The next two chapters examine the rhetorical strategies in A Week on the Concord and Merrimac Rivers. They identify a basic movement from the literal to the metaphorical to the expository, an inductive pattern firmly established in the book's early chapters, then abandoned in many later sections. The resulting discontinuity in these sections is only partially offset by minor unifying devices--personal mythology, catalogue rhetoric, and temporal-spatial perspective.
Chapter Three describes Walden's more successful merging of rhetorical strategies. That book is able to concentrate in a single word or image or tone or action the collective emphasis of a whole chapter and of others beyond. The shifts in theme, time, and space are less rapid, more clearly marked, and more logical than in earlier works.

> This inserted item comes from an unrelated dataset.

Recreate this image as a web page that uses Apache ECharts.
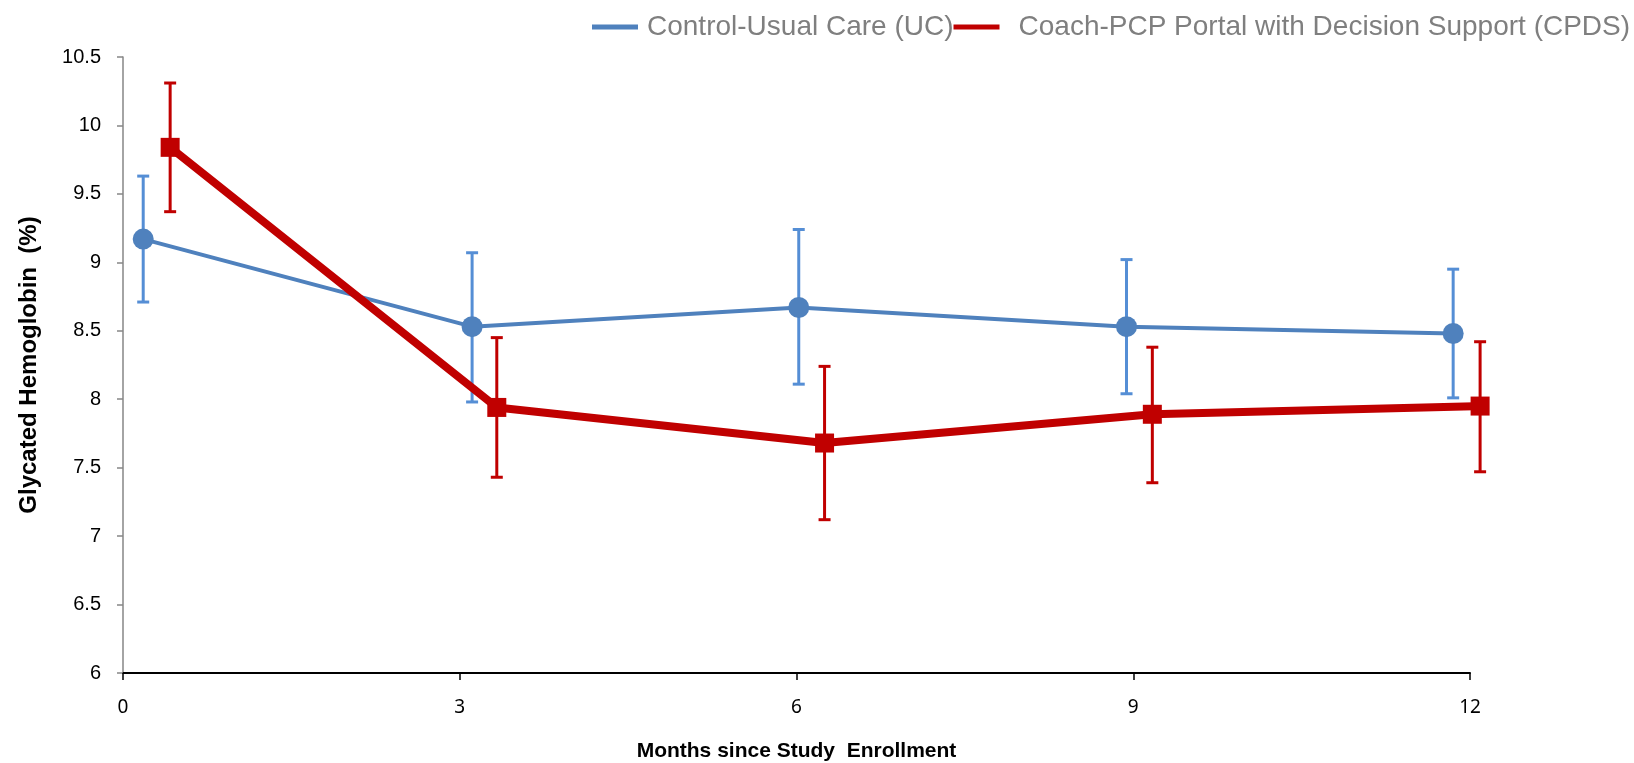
<!DOCTYPE html>
<html>
<head>
<meta charset="utf-8">
<script src="https://cdn.jsdelivr.net/npm/echarts@6/dist/echarts.min.js"></script>
<style>
  html, body { margin: 0; padding: 0; background: #fff; }
  #chart { width: 1634px; height: 763px; }
</style>
</head>
<body>
<div id="chart"></div>
<script>
// months (slightly offset per group, as in the figure)
const blueMonths = [0.18, 3.11, 6.02, 8.94, 11.85];
const blueMean = [9.17, 8.53, 8.67, 8.53, 8.48];
const blueLow = [8.71, 7.98, 8.11, 8.04, 8.01];
const blueHigh = [9.63, 9.07, 9.24, 9.02, 8.95];

const redMonths = [0.42, 3.33, 6.25, 9.17, 12.09];
const redMean = [9.84, 7.94, 7.68, 7.89, 7.95];
const redLow = [9.37, 7.43, 7.12, 7.39, 7.47];
const redHigh = [10.31, 8.45, 8.24, 8.38, 8.42];

const xTicks = [0, 3, 6, 9, 12];
const seriesNames = ['Control-Usual Care (UC)', 'Coach-PCP Portal with Decision Support (CPDS)'];

const arial = "'Liberation Sans', Arial, sans-serif";

function errorBars(color) {
	return function (params, api) {
		let x = api.value(0);
		let pLo = api.coord([x, api.value(1)]);
		let pHi = api.coord([x, api.value(2)]);
		let hw = 6;
		let style = { stroke: color, lineWidth: 3 };
		return {
			type: 'group',
			children: [
				{ type: 'line', shape: { x1: pLo[0], y1: pLo[1], x2: pHi[0], y2: pHi[1] }, style: style },
				{ type: 'line', shape: { x1: pHi[0] - hw, y1: pHi[1], x2: pHi[0] + hw, y2: pHi[1] }, style: style },
				{ type: 'line', shape: { x1: pLo[0] - hw, y1: pLo[1], x2: pLo[0] + hw, y2: pLo[1] }, style: style }
			]
		};
	};
}

let myChart = echarts.init(document.getElementById('chart'));

let option = {
	animation: false,
	backgroundColor: '#fff',
	legend: {
		left: 592,
		top: 13,
		width: 1100,
		padding: 0,
		itemWidth: 46,
		itemHeight: 5,
		itemGap: 0,
		icon: 'rect',
		data: [
			{ name: seriesNames[0], textStyle: { padding: [0, 0, 0, 4] } },
			{ name: seriesNames[1], textStyle: { padding: [0, 0, 0, 14] } }
		],
		textStyle: {
			color: '#7f7f7f',
			fontSize: 28,
			fontFamily: arial
		}
	},
	grid: {
		left: 123,
		right: 164,
		top: 57,
		bottom: 90,
		outerBoundsMode: 'none'
	},
	xAxis: {
		type: 'value',
		min: 0,
		max: 12,
		interval: 3,
		name: 'Months since Study  Enrollment',
		nameLocation: 'middle',
		nameGap: 68,
		nameTextStyle: {
			color: '#000',
			fontSize: 21,
			fontWeight: 'bold',
			fontFamily: arial
		},
		axisLine: {
			lineStyle: { color: '#000', width: 2 }
		},
		axisTick: {
			show: true,
			length: 7,
			lineStyle: { color: '#000', width: 1.5 }
		},
		axisLabel: {
			color: '#000',
			fontSize: 19,
			fontFamily: "'Noto Sans', sans-serif",
			margin: 25,
			customValues: xTicks
		},
		splitLine: { show: false }
	},
	yAxis: {
		type: 'value',
		min: 6,
		max: 10.5,
		interval: 0.5,
		name: 'Glycated Hemoglobin  (%)',
		nameLocation: 'middle',
		nameGap: 82,
		nameTextStyle: {
			color: '#000',
			fontSize: 24,
			fontWeight: 'bold',
			fontFamily: arial
		},
		axisLine: {
			show: true,
			lineStyle: { color: '#868686', width: 1.5 }
		},
		axisTick: {
			show: true,
			length: 6,
			lineStyle: { color: '#868686', width: 1.5 }
		},
		axisLabel: {
			color: '#000',
			fontSize: 20,
			fontFamily: arial,
			margin: 22
		},
		splitLine: { show: false }
	},
	series: [
		{
			name: seriesNames[0] + ' err',
			type: 'custom',
			renderItem: errorBars('#558ed5'),
			clip: false,
			data: blueMonths.map((m, i) => [m, blueLow[i], blueHigh[i]]),
			z: 2
		},
		{
			name: seriesNames[0],
			type: 'line',
			data: blueMonths.map((m, i) => [m, blueMean[i]]),
			symbol: 'circle',
			symbolSize: 21,
			clip: false,
			lineStyle: { color: '#4f81bd', width: 4 },
			itemStyle: { color: '#4f81bd', borderWidth: 0 },
			z: 3
		},
		{
			name: seriesNames[1] + ' err',
			type: 'custom',
			renderItem: errorBars('#c00000'),
			clip: false,
			data: redMonths.map((m, i) => [m, redLow[i], redHigh[i]]),
			z: 4
		},
		{
			name: seriesNames[1],
			type: 'line',
			data: redMonths.map((m, i) => [m, redMean[i]]),
			symbol: 'rect',
			symbolSize: 19,
			clip: false,
			lineStyle: { color: '#c00000', width: 8 },
			itemStyle: { color: '#c00000', borderWidth: 0 },
			z: 5
		}
	]
};

myChart.setOption(option);
</script>
</body>
</html>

Each chapter not only picks up the threads of the previous one but also establishes its own perspective, which develops by discernible patterns to a concluding comment or image.
The last chapter studies three late essays, "Walking," "Autumnal Tints," and "Wild Apples," where there is an increased complexity of the narrative strategy, an expansion of the catalogue as a structural device, and a concern for perception as both theme and technique.
Rather than any clear linear development, the works studied here show a persistent struggle between the fragmentation of an encyclopedic form and the unifying force of certain recurrent and complex rhetorical strategies. Perhaps the lesson of Walden is that, given Thoreau's method of composition, continuity could be achieved only after years of exacting revision.